With the iPad and My School website dominating tech headlines, I wonder if the federal Government’s proposed internet filter is flying under the radar.
But what is it, and how will it affect us?
The filter is based on a blacklist of (undisclosed) sites, with no plans to increase transparency of the project. It’s expected to be a technical nightmare, and — despite suggestions only Gen Y is in protest — most Australians are in opposition.
So in the privacy of your home, you may log on to an adult URL, or research content flagged ‘inappropriate’ (sites on euthanasia and abortion included), and while kids everywhere are secretly ogling busty broads in bubbles on late night telly, before you know it, computer says no.
Will our monitors start flashing? Will we trigger silent alarms? Will men in white coats be thumping down our doors to drug us and whisk us off to the Filter Farm?
Communications Minister Stephen Conroy claims it’ll protect children from inappropriate content. Critics beg to differ. The filter will only sift unencrypted web (HTTP) traffic, would be easily circumvented, and won’t stop distribution of illegal material on encrypted networks, where most of this stuff is apparently exchanged.

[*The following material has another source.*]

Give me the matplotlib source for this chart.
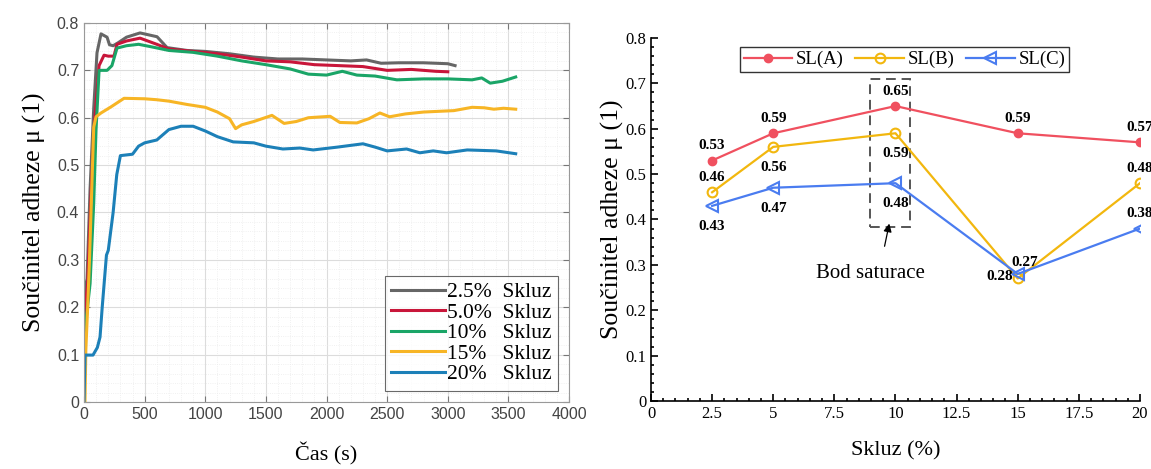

The Government’s own studies acknowledge ‘harmless’ sites will be inadvertently blocked, and agree education is more effective for protecting kids. Most security programs already offer sufficient parental controls, so wouldn’t taxpayers’ dollars be better spent funding police ops to infiltrate the furtive sickos who peddle kiddie porn?
Mandatory censorship isn’t the answer. I don’t like the idea of a third party playing moral compass for the rest of us.
And hello — but did I miss public debate on this?
If you really want to stop this, write a letter to your local member — the kind sent in the post. More info at www.nocleanfeed.com
So act now, before you end up on the filter farm with the men in white coats and their happy drugs.